→ **GIVEN INSTRUCTION**
Where the word "code" occurs in a line, return that line.

→ **RECORDS**
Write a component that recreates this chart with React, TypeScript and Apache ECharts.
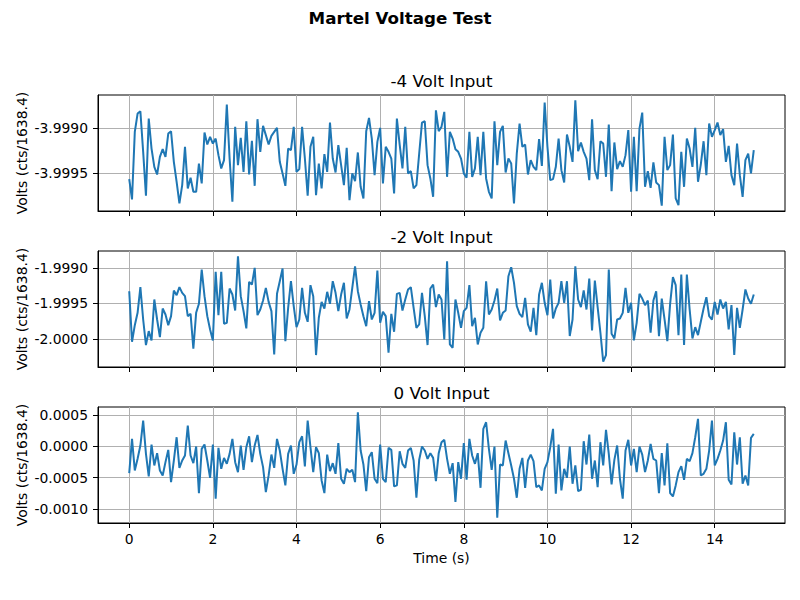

* * *

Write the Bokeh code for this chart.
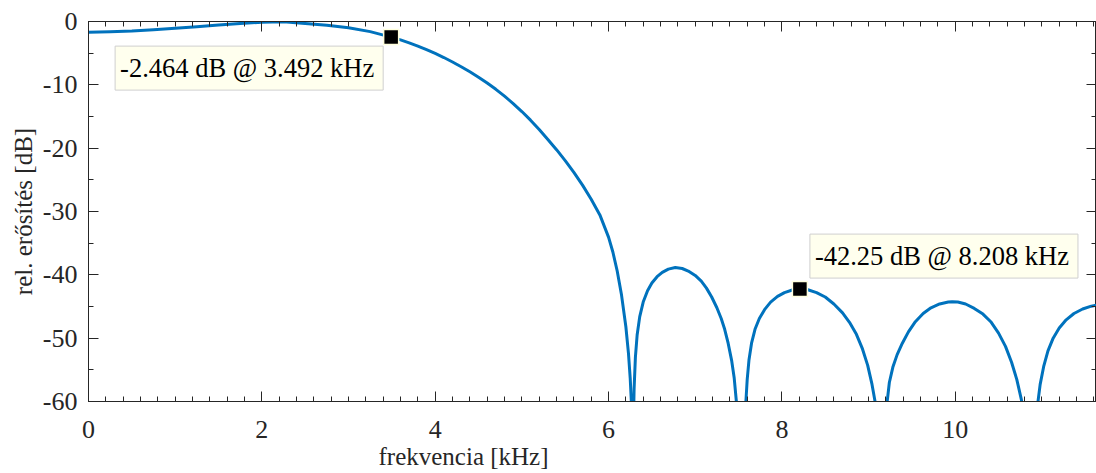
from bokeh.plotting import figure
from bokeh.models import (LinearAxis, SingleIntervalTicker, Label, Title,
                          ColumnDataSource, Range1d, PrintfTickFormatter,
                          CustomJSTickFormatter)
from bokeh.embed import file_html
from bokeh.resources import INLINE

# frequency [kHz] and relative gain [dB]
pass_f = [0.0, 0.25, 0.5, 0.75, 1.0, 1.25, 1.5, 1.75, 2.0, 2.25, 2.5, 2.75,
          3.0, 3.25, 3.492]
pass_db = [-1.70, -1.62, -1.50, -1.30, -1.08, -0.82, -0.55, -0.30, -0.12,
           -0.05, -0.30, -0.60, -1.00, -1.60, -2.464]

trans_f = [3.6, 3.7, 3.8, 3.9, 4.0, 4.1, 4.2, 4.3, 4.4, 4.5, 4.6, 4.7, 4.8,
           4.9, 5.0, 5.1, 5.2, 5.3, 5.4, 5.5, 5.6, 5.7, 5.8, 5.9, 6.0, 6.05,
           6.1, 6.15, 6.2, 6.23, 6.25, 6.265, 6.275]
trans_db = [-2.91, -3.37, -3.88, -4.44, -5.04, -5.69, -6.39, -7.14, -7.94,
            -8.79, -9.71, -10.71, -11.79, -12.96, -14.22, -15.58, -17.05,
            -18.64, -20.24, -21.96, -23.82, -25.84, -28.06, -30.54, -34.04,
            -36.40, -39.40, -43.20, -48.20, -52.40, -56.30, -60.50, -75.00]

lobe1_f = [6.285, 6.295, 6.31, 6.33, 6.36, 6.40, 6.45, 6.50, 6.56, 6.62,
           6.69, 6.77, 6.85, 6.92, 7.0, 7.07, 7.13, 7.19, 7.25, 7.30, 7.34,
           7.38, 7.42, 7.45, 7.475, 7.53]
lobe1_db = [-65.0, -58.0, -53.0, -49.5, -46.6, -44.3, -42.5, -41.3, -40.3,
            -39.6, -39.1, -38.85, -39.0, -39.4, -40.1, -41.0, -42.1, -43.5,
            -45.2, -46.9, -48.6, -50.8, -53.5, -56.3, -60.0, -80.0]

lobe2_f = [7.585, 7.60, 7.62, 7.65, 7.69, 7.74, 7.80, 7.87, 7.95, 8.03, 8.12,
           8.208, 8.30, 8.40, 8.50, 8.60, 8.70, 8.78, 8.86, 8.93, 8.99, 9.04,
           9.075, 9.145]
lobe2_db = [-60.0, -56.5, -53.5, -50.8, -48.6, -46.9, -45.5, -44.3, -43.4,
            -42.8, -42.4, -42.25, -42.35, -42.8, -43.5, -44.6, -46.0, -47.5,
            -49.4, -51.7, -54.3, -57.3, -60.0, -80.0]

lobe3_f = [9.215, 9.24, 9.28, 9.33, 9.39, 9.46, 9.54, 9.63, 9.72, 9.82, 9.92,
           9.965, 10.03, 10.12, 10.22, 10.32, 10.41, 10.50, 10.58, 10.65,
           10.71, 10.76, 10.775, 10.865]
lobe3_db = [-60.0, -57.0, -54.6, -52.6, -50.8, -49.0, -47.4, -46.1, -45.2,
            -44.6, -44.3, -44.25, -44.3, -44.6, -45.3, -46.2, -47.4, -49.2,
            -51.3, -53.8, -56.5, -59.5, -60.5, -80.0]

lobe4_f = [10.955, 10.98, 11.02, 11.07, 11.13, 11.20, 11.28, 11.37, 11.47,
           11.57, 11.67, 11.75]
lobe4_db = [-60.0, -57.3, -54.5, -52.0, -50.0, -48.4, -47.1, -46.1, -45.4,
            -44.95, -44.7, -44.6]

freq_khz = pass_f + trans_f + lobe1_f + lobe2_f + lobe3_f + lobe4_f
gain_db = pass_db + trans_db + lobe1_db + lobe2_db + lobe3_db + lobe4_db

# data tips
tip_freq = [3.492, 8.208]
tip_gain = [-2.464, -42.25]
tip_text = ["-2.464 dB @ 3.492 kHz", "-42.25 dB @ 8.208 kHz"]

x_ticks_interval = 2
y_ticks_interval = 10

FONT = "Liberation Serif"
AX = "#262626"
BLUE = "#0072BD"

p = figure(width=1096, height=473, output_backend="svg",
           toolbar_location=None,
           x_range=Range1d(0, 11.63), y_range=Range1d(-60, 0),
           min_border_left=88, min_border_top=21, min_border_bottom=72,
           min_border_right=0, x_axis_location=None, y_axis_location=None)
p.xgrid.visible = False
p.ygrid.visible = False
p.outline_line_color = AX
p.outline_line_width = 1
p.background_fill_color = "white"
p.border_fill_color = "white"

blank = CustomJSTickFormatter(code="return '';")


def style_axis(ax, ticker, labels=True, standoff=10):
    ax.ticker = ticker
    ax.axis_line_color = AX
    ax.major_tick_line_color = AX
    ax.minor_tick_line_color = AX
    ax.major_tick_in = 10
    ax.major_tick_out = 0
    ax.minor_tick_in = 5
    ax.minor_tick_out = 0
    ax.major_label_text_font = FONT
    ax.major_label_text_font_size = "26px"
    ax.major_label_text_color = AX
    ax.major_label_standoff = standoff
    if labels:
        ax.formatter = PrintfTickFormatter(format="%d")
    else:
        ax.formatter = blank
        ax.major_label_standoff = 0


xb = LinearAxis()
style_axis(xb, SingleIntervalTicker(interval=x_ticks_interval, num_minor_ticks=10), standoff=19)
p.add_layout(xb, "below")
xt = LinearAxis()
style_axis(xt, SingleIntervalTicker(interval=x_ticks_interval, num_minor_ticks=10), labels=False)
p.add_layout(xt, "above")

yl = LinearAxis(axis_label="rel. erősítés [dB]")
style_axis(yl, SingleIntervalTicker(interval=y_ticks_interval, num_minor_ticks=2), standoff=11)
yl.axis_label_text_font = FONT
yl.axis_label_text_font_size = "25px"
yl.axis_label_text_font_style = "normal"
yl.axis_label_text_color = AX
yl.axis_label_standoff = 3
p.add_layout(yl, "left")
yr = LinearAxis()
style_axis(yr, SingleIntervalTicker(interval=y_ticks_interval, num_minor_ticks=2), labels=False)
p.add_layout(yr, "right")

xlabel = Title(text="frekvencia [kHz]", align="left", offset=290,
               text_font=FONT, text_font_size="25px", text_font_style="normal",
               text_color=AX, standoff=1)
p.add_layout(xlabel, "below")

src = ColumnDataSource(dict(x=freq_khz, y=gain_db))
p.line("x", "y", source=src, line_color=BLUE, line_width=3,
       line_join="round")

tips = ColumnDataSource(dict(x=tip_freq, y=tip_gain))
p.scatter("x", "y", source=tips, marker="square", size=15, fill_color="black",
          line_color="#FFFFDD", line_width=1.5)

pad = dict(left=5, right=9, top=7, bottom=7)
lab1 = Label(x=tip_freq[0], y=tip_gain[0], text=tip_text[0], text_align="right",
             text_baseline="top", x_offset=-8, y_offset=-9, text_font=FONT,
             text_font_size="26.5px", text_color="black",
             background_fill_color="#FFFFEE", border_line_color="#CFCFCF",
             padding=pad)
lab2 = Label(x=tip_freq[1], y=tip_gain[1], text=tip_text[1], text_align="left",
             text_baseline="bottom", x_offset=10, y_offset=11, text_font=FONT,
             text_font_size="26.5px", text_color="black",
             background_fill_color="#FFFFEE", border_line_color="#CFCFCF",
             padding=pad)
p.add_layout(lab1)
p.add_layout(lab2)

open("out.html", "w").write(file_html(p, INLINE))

==

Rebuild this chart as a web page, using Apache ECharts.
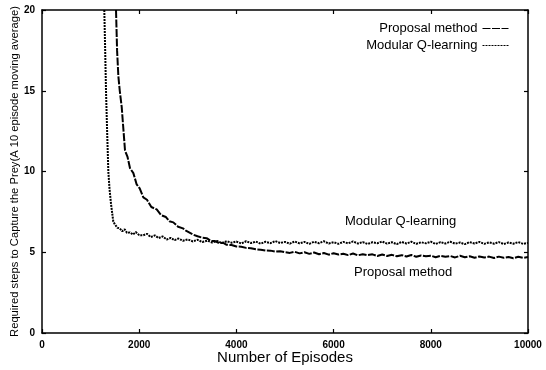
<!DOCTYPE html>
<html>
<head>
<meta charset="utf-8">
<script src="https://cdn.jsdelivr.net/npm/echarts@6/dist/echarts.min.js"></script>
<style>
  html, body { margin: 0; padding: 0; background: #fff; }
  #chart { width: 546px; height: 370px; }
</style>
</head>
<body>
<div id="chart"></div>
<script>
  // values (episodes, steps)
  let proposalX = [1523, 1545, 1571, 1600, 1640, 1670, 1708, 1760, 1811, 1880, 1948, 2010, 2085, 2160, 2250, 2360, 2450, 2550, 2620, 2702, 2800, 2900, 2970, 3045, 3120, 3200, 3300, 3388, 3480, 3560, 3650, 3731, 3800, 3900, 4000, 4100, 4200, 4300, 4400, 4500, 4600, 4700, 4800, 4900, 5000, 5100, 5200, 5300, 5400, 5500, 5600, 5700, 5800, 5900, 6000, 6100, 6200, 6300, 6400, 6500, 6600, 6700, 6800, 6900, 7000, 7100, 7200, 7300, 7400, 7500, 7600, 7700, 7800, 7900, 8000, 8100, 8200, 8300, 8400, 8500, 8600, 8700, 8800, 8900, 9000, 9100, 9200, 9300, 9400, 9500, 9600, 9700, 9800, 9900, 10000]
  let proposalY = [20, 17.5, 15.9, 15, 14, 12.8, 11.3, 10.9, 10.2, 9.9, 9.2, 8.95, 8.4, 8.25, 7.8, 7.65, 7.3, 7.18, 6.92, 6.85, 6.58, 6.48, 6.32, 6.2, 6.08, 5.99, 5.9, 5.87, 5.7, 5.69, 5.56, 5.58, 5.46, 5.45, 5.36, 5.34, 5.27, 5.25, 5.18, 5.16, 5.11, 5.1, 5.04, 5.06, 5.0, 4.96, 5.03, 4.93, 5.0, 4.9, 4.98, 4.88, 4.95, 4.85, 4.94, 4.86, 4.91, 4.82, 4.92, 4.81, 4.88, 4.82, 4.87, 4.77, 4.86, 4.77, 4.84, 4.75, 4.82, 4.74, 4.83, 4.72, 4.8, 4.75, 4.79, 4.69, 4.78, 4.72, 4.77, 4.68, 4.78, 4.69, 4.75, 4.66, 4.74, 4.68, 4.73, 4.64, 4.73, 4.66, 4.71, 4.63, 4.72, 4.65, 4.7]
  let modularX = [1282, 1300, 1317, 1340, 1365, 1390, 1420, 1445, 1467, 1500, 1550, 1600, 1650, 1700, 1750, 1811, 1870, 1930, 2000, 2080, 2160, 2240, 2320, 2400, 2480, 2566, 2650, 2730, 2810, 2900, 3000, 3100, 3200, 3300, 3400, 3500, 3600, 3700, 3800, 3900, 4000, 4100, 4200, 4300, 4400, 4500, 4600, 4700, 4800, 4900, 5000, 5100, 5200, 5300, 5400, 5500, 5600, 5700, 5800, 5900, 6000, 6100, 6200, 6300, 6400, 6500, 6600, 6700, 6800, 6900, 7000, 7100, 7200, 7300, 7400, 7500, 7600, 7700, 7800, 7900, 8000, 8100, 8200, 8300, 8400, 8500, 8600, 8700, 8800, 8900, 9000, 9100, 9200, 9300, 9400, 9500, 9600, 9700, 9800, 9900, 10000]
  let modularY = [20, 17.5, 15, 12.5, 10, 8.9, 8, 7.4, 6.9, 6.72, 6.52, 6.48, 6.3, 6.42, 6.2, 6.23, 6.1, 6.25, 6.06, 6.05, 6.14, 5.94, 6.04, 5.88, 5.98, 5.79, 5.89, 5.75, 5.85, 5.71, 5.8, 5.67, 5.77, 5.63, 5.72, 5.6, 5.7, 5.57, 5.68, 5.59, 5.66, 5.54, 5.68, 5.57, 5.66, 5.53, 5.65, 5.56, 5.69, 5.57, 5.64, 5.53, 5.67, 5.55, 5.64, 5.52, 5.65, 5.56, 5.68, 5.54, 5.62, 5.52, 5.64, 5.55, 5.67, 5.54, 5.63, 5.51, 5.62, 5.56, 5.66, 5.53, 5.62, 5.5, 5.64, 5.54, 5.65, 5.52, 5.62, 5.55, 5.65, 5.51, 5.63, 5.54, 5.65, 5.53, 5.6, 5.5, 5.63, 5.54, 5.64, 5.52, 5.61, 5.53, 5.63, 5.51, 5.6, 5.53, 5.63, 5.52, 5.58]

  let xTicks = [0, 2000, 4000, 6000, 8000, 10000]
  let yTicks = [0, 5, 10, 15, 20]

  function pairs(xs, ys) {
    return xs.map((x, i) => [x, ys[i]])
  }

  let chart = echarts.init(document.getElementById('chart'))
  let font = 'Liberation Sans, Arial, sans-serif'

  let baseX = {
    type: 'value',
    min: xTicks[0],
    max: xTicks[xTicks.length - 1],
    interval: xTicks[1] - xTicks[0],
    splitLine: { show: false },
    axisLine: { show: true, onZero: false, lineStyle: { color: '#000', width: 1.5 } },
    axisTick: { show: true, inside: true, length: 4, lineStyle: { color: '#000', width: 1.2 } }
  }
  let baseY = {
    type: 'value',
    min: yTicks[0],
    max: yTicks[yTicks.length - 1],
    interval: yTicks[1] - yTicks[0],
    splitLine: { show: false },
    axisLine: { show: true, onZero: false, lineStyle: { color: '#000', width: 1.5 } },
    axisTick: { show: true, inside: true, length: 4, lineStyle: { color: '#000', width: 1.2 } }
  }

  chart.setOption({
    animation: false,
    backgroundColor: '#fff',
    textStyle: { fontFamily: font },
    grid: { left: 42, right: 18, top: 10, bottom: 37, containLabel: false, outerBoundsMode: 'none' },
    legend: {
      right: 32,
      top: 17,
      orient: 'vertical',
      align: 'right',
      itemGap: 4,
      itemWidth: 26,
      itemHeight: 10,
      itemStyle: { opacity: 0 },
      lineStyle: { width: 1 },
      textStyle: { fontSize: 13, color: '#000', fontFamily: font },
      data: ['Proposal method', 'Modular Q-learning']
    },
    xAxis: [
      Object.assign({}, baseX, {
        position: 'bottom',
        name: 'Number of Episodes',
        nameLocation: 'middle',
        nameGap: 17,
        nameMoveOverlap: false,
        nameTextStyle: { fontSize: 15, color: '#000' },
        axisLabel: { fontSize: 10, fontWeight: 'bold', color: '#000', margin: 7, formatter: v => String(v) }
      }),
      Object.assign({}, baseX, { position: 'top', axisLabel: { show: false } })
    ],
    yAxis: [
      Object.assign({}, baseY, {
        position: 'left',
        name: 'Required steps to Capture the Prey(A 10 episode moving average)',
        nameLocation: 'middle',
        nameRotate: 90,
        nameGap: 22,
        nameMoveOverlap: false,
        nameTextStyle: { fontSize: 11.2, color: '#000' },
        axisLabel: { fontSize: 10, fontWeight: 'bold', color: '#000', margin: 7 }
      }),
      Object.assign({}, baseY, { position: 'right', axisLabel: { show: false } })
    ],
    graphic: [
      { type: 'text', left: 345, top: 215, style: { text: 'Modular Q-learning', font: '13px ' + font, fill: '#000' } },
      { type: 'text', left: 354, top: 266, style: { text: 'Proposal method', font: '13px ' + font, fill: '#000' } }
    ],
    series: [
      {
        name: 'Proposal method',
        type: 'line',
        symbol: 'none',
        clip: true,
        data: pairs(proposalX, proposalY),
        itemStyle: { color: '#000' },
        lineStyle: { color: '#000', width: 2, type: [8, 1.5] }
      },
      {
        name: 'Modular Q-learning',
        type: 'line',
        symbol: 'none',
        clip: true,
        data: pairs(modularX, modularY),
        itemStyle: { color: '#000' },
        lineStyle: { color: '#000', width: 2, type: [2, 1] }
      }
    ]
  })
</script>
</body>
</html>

→ **THE SOLUTION**
Write the Bokeh code for this chart.
blank = CustomJSTickFormatter(code="return '';")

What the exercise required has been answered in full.